Other Fed policymakers argued that inflation should rebound, allowing the Fed to soon lift rates from near zero though probably proceed gradually after that.
In New York, William Dudley said: “I see the risks right now of moving too quickly versus moving too slowly as nearly balanced.”
Dudley, who as president of the New York Fed has a permanent vote on the Fed’s policy-setting committee, said the decision still required the central bank to “think carefully” because of the risk that the United States is facing chronically slower growth and low inflation that would justify continued low rates.
But his assessment of “nearly balanced” risks represents a subtle shift in the thinking of a Fed member who has been hesitant to commit to a rate hike, but now sees evidence accumulating in favor of one. For much of Janet Yellen’s tenure as Fed chair, policymakers at the core of the committee, and Yellen herself, have said they would rather delay a rate hike and battle inflation than hike too soon and brake the recovery.
But Dudley said the current 5 percent unemployment rate “could fall to an unsustainably low level” that threatens inflation, while seven years of near-zero rates “may be distorting financial markets.”
“I don’t favor waiting until I sort of see the whites in inflation’s eyes,” he said about monetary policy timing. Going sooner and more slowly, he said at the Economic Club of New York, may now be best for the Fed’s “risk management.”
In Washington, Fed Vice Chair Stanley Fischer said inflation should rebound next year to about 1.5 percent, from 1.3 percent now, as pressures related to the strong dollar and low energy prices fade.
The second-in-command also noted that the Fed could move next month to raise rates, which could be taken as yet another signal the central bank is less willing to let low inflation further delay policy tightening.
“While the dollar’s appreciation and foreign weakness have been a sizable shock, the U.S. economy appears to be weathering them reasonably well,” Fischer told a conference of researchers and market participants at the Fed Board.
The U.S. dollar has risen about 15 percent since mid-2015 as the Fed started its long march to a rate hike, as other major central banks added stimulus, and as investors crowded into U.S.-denominated assets in the face of slowdowns elsewhere.
The stronger dollar has helped depress the Fed’s preferred inflation measure, which at 1.3 percent is below a 2-percent target.
Elsewhere in the capital, two regional Fed bank presidents who had already backed a rate hike repeated their calls for the Fed to move. St.
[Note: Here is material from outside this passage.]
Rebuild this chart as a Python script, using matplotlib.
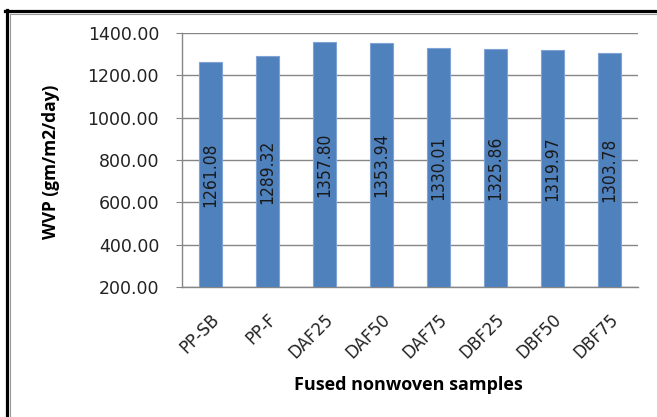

Louis Fed President James Bullard and Richmond Fed President Jeffrey Lacker also said they agreed with broad consensus at the Fed that rates would move slowly after the initial “liftoff.”
“The committee has been very clear that the normalization path here is going to be shallower,” than the steady quarter-point-per-meeting hikes used by the Fed early this century or the faster hikes enacted in the early 1990s, said Bullard, who is not a voter on the Fed’s policy-making committee this year but will rotate into a slot in 2016.
A cautionary note came from Chicago Fed President Charles Evans, who worries any rate increase could damage the recovery and put the United States in the same difficult position Europe and others found themselves in when they tried to raise rates at a time when the rest of the world was holding them down.
“We have had different points in time since the downturn where certain regions of the world thought they could delink against the rest of the world. There’s often a trail of tears that follows that hope that their own area is stronger. That makes me nervous,” Evans said in Chicago.